» **Dataset extract**:
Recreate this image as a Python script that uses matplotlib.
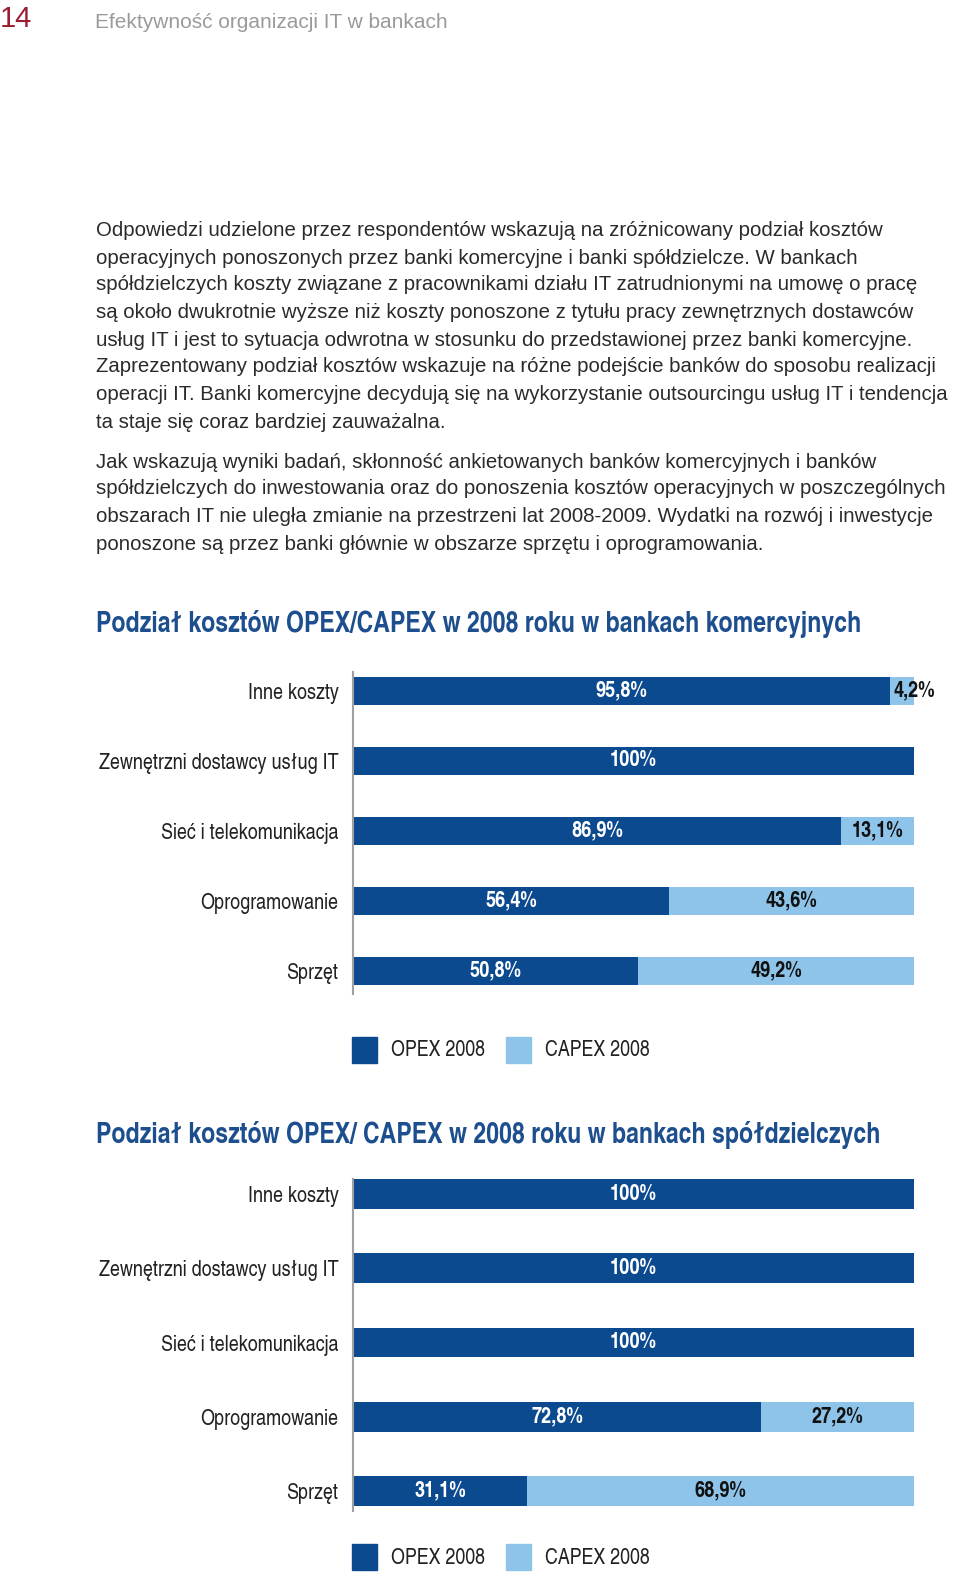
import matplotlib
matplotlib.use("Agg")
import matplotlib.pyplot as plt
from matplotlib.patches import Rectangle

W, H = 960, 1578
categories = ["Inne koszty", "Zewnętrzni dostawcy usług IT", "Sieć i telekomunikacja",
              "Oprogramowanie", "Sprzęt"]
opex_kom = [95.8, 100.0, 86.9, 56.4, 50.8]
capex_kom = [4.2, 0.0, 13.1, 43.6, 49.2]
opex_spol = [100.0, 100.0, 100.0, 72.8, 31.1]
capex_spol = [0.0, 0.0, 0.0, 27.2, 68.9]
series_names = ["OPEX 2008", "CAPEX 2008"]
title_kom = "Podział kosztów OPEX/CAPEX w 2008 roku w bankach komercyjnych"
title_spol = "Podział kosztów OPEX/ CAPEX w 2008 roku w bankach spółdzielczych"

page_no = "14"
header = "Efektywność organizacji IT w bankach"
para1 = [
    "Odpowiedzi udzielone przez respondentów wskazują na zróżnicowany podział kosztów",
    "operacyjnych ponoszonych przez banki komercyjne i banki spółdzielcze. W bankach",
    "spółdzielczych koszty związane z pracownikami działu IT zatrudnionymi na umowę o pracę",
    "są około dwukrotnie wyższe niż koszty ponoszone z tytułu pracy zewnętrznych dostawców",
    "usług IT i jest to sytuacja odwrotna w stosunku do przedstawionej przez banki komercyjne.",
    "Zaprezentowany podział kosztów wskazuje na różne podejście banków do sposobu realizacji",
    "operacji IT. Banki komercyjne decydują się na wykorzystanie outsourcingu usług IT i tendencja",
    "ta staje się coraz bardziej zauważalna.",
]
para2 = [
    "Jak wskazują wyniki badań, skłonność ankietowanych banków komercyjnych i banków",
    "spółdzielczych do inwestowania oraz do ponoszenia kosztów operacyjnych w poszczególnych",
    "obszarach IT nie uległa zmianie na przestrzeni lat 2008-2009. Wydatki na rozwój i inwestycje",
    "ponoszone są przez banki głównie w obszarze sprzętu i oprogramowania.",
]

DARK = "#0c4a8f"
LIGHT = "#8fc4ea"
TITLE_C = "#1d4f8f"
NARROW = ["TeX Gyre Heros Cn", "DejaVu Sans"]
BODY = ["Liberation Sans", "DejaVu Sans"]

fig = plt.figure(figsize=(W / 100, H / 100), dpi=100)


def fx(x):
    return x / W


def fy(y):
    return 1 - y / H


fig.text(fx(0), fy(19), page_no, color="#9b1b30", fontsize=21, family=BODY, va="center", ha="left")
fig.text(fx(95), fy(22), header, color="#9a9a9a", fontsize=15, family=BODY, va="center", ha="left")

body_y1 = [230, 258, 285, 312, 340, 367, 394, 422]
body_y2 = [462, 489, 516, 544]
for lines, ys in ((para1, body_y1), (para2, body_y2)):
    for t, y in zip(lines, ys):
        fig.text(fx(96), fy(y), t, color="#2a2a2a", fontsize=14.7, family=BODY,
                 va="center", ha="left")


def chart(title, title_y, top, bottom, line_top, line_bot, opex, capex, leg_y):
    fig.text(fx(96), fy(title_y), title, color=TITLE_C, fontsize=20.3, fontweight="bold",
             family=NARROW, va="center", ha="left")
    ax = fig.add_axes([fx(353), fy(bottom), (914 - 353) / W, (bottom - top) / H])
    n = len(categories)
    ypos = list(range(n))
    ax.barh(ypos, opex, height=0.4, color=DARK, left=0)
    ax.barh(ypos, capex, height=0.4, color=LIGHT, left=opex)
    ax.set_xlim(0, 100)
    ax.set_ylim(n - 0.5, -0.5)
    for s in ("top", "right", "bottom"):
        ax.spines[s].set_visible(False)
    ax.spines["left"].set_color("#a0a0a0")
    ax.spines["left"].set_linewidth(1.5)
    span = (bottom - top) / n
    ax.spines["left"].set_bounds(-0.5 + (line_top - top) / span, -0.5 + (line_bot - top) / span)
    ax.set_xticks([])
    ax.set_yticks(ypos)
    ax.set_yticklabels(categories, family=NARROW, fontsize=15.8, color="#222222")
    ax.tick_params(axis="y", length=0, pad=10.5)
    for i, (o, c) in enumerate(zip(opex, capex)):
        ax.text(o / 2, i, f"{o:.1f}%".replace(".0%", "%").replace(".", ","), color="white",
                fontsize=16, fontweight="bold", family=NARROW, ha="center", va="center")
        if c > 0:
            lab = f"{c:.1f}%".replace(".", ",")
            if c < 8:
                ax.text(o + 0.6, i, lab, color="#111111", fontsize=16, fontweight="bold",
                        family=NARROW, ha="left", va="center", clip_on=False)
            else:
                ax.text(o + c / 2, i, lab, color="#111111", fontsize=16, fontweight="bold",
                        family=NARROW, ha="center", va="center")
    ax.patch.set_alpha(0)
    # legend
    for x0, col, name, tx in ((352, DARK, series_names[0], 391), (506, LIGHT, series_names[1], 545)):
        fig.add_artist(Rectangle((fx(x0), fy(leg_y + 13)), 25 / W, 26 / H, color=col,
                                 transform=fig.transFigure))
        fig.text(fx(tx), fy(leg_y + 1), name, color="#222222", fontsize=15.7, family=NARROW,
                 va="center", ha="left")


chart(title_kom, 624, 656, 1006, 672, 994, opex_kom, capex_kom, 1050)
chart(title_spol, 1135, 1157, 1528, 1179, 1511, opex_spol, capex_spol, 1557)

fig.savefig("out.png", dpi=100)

» **Task goal**: Go through the material above and print all of it exactly, except the pictures.

» **Full solution**:
Recreate this image as a Python script that uses matplotlib.
import matplotlib
matplotlib.use("Agg")
import matplotlib.pyplot as plt
from matplotlib.patches import Rectangle

W, H = 960, 1578
categories = ["Inne koszty", "Zewnętrzni dostawcy usług IT", "Sieć i telekomunikacja",
              "Oprogramowanie", "Sprzęt"]
opex_kom = [95.8, 100.0, 86.9, 56.4, 50.8]
capex_kom = [4.2, 0.0, 13.1, 43.6, 49.2]
opex_spol = [100.0, 100.0, 100.0, 72.8, 31.1]
capex_spol = [0.0, 0.0, 0.0, 27.2, 68.9]
series_names = ["OPEX 2008", "CAPEX 2008"]
title_kom = "Podział kosztów OPEX/CAPEX w 2008 roku w bankach komercyjnych"
title_spol = "Podział kosztów OPEX/ CAPEX w 2008 roku w bankach spółdzielczych"

page_no = "14"
header = "Efektywność organizacji IT w bankach"
para1 = [
    "Odpowiedzi udzielone przez respondentów wskazują na zróżnicowany podział kosztów",
    "operacyjnych ponoszonych przez banki komercyjne i banki spółdzielcze. W bankach",
    "spółdzielczych koszty związane z pracownikami działu IT zatrudnionymi na umowę o pracę",
    "są około dwukrotnie wyższe niż koszty ponoszone z tytułu pracy zewnętrznych dostawców",
    "usług IT i jest to sytuacja odwrotna w stosunku do przedstawionej przez banki komercyjne.",
    "Zaprezentowany podział kosztów wskazuje na różne podejście banków do sposobu realizacji",
    "operacji IT. Banki komercyjne decydują się na wykorzystanie outsourcingu usług IT i tendencja",
    "ta staje się coraz bardziej zauważalna.",
]
para2 = [
    "Jak wskazują wyniki badań, skłonność ankietowanych banków komercyjnych i banków",
    "spółdzielczych do inwestowania oraz do ponoszenia kosztów operacyjnych w poszczególnych",
    "obszarach IT nie uległa zmianie na przestrzeni lat 2008-2009. Wydatki na rozwój i inwestycje",
    "ponoszone są przez banki głównie w obszarze sprzętu i oprogramowania.",
]

DARK = "#0c4a8f"
LIGHT = "#8fc4ea"
TITLE_C = "#1d4f8f"
NARROW = ["TeX Gyre Heros Cn", "DejaVu Sans"]
BODY = ["Liberation Sans", "DejaVu Sans"]

fig = plt.figure(figsize=(W / 100, H / 100), dpi=100)


def fx(x):
    return x / W


def fy(y):
    return 1 - y / H


fig.text(fx(0), fy(19), page_no, color="#9b1b30", fontsize=21, family=BODY, va="center", ha="left")
fig.text(fx(95), fy(22), header, color="#9a9a9a", fontsize=15, family=BODY, va="center", ha="left")

body_y1 = [230, 258, 285, 312, 340, 367, 394, 422]
body_y2 = [462, 489, 516, 544]
for lines, ys in ((para1, body_y1), (para2, body_y2)):
    for t, y in zip(lines, ys):
        fig.text(fx(96), fy(y), t, color="#2a2a2a", fontsize=14.7, family=BODY,
                 va="center", ha="left")


def chart(title, title_y, top, bottom, line_top, line_bot, opex, capex, leg_y):
    fig.text(fx(96), fy(title_y), title, color=TITLE_C, fontsize=20.3, fontweight="bold",
             family=NARROW, va="center", ha="left")
    ax = fig.add_axes([fx(353), fy(bottom), (914 - 353) / W, (bottom - top) / H])
    n = len(categories)
    ypos = list(range(n))
    ax.barh(ypos, opex, height=0.4, color=DARK, left=0)
    ax.barh(ypos, capex, height=0.4, color=LIGHT, left=opex)
    ax.set_xlim(0, 100)
    ax.set_ylim(n - 0.5, -0.5)
    for s in ("top", "right", "bottom"):
        ax.spines[s].set_visible(False)
    ax.spines["left"].set_color("#a0a0a0")
    ax.spines["left"].set_linewidth(1.5)
    span = (bottom - top) / n
    ax.spines["left"].set_bounds(-0.5 + (line_top - top) / span, -0.5 + (line_bot - top) / span)
    ax.set_xticks([])
    ax.set_yticks(ypos)
    ax.set_yticklabels(categories, family=NARROW, fontsize=15.8, color="#222222")
    ax.tick_params(axis="y", length=0, pad=10.5)
    for i, (o, c) in enumerate(zip(opex, capex)):
        ax.text(o / 2, i, f"{o:.1f}%".replace(".0%", "%").replace(".", ","), color="white",
                fontsize=16, fontweight="bold", family=NARROW, ha="center", va="center")
        if c > 0:
            lab = f"{c:.1f}%".replace(".", ",")
            if c < 8:
                ax.text(o + 0.6, i, lab, color="#111111", fontsize=16, fontweight="bold",
                        family=NARROW, ha="left", va="center", clip_on=False)
            else:
                ax.text(o + c / 2, i, lab, color="#111111", fontsize=16, fontweight="bold",
                        family=NARROW, ha="center", va="center")
    ax.patch.set_alpha(0)
    # legend
    for x0, col, name, tx in ((352, DARK, series_names[0], 391), (506, LIGHT, series_names[1], 545)):
        fig.add_artist(Rectangle((fx(x0), fy(leg_y + 13)), 25 / W, 26 / H, color=col,
                                 transform=fig.transFigure))
        fig.text(fx(tx), fy(leg_y + 1), name, color="#222222", fontsize=15.7, family=NARROW,
                 va="center", ha="left")


chart(title_kom, 624, 656, 1006, 672, 994, opex_kom, capex_kom, 1050)
chart(title_spol, 1135, 1157, 1528, 1179, 1511, opex_spol, capex_spol, 1557)

fig.savefig("out.png", dpi=100)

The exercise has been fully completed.